_SUPPLIED ENTRIES_.
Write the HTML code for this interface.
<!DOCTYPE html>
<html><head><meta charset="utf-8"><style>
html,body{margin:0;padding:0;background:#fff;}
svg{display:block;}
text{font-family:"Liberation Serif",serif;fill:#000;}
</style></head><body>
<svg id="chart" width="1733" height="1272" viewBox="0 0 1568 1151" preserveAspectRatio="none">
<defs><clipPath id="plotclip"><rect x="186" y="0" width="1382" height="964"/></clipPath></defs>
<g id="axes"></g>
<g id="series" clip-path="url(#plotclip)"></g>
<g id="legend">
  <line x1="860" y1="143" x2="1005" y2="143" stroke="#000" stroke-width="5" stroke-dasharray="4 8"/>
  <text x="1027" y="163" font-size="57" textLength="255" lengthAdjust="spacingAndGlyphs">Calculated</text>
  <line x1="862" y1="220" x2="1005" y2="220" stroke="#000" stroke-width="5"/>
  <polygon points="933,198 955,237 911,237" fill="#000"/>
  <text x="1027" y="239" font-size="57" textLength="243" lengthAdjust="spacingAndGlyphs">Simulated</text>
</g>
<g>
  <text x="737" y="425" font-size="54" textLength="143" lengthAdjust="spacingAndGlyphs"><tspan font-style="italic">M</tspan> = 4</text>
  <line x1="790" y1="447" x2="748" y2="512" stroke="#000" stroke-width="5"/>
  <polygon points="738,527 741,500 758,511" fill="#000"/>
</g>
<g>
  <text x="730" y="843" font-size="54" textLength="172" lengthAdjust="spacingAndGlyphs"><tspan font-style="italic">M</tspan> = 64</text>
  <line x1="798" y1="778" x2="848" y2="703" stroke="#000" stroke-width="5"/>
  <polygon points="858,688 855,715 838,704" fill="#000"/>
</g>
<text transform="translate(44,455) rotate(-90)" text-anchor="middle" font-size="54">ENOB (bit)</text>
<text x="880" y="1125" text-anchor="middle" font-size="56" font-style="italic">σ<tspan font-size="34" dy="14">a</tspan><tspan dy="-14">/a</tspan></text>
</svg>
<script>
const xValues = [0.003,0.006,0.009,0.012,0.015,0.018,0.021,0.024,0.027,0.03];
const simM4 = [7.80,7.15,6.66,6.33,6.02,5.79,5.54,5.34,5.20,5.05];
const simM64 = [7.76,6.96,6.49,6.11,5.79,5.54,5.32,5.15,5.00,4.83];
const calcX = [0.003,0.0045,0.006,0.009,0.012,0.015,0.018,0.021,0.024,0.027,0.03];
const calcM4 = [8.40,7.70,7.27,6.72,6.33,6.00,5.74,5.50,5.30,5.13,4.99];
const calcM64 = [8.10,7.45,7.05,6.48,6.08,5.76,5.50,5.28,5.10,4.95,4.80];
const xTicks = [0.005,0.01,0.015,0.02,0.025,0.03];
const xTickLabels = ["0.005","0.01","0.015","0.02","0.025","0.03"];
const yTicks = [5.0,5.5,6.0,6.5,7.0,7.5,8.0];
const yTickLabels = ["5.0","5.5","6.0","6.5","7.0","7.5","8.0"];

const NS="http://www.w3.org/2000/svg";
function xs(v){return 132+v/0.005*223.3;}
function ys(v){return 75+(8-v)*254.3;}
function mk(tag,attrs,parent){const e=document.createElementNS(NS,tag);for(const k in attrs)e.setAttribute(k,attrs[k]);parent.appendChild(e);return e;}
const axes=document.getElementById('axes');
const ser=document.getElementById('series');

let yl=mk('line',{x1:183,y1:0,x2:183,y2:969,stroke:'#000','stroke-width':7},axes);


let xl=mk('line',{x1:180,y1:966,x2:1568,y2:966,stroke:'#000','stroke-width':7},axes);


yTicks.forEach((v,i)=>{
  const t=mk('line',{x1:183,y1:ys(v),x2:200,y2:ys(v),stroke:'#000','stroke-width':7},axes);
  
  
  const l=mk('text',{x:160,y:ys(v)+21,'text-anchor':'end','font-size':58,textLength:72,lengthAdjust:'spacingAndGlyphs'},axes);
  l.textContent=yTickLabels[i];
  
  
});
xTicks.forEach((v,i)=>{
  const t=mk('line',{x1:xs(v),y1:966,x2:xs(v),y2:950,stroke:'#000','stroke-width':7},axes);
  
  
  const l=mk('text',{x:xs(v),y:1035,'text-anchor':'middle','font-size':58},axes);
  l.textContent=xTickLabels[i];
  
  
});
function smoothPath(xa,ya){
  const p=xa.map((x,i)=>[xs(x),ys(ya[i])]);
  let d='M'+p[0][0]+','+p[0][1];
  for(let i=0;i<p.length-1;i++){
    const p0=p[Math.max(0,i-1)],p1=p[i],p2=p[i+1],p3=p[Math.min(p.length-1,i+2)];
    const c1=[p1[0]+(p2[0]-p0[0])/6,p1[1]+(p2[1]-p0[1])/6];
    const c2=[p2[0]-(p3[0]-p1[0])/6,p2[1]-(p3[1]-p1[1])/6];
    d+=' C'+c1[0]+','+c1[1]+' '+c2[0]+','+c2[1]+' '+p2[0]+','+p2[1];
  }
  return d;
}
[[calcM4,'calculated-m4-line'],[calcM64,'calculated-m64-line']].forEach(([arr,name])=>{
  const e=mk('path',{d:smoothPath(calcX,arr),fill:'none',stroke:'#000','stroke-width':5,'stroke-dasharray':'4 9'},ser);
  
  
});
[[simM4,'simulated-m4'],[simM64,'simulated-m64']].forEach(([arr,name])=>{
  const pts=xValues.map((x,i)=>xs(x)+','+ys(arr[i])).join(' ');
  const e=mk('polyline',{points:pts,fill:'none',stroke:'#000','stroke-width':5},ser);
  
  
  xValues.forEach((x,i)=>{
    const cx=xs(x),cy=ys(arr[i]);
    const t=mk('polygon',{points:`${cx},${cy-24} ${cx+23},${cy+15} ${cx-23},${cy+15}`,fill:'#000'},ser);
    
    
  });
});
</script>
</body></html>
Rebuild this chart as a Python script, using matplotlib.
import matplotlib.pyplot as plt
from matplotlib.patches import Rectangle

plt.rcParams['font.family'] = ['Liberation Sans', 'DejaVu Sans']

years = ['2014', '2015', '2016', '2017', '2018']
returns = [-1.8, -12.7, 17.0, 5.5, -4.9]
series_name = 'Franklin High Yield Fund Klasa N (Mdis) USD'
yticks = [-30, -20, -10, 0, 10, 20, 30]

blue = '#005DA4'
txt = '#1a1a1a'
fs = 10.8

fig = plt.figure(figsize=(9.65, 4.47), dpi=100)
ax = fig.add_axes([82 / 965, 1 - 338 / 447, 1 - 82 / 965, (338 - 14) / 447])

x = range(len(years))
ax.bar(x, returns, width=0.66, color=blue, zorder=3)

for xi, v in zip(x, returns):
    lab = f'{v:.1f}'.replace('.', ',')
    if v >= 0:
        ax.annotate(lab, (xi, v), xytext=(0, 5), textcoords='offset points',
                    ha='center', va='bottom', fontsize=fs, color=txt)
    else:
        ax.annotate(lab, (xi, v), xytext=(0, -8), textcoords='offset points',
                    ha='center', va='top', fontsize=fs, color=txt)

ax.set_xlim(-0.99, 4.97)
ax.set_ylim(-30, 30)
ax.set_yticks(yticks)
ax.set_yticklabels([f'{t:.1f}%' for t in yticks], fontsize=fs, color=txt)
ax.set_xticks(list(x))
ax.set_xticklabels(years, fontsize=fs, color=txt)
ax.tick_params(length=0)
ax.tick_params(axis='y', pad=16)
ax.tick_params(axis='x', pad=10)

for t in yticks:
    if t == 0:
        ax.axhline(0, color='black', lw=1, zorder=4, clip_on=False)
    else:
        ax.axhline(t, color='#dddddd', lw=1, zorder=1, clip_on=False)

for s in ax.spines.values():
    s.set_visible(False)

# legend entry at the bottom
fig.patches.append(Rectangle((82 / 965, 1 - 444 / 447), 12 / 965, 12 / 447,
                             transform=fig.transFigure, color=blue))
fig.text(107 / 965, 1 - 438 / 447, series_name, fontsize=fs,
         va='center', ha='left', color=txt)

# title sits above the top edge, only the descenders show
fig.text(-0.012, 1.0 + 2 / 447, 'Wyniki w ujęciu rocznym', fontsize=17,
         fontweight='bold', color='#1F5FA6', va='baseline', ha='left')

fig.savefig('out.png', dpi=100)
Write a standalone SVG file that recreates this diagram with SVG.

_WHAT TO DO_.
In the listing above, find the line with "Rebuild this chart" and set down that line and all after it exactly, through the final line.

_REPLY_.
Rebuild this chart as a Python script, using matplotlib.
import matplotlib.pyplot as plt
from matplotlib.patches import Rectangle

plt.rcParams['font.family'] = ['Liberation Sans', 'DejaVu Sans']

years = ['2014', '2015', '2016', '2017', '2018']
returns = [-1.8, -12.7, 17.0, 5.5, -4.9]
series_name = 'Franklin High Yield Fund Klasa N (Mdis) USD'
yticks = [-30, -20, -10, 0, 10, 20, 30]

blue = '#005DA4'
txt = '#1a1a1a'
fs = 10.8

fig = plt.figure(figsize=(9.65, 4.47), dpi=100)
ax = fig.add_axes([82 / 965, 1 - 338 / 447, 1 - 82 / 965, (338 - 14) / 447])

x = range(len(years))
ax.bar(x, returns, width=0.66, color=blue, zorder=3)

for xi, v in zip(x, returns):
    lab = f'{v:.1f}'.replace('.', ',')
    if v >= 0:
        ax.annotate(lab, (xi, v), xytext=(0, 5), textcoords='offset points',
                    ha='center', va='bottom', fontsize=fs, color=txt)
    else:
        ax.annotate(lab, (xi, v), xytext=(0, -8), textcoords='offset points',
                    ha='center', va='top', fontsize=fs, color=txt)

ax.set_xlim(-0.99, 4.97)
ax.set_ylim(-30, 30)
ax.set_yticks(yticks)
ax.set_yticklabels([f'{t:.1f}%' for t in yticks], fontsize=fs, color=txt)
ax.set_xticks(list(x))
ax.set_xticklabels(years, fontsize=fs, color=txt)
ax.tick_params(length=0)
ax.tick_params(axis='y', pad=16)
ax.tick_params(axis='x', pad=10)

for t in yticks:
    if t == 0:
        ax.axhline(0, color='black', lw=1, zorder=4, clip_on=False)
    else:
        ax.axhline(t, color='#dddddd', lw=1, zorder=1, clip_on=False)

for s in ax.spines.values():
    s.set_visible(False)

# legend entry at the bottom
fig.patches.append(Rectangle((82 / 965, 1 - 444 / 447), 12 / 965, 12 / 447,
                             transform=fig.transFigure, color=blue))
fig.text(107 / 965, 1 - 438 / 447, series_name, fontsize=fs,
         va='center', ha='left', color=txt)

# title sits above the top edge, only the descenders show
fig.text(-0.012, 1.0 + 2 / 447, 'Wyniki w ujęciu rocznym', fontsize=17,
         fontweight='bold', color='#1F5FA6', va='baseline', ha='left')

fig.savefig('out.png', dpi=100)
Write a standalone SVG file that recreates this diagram with SVG.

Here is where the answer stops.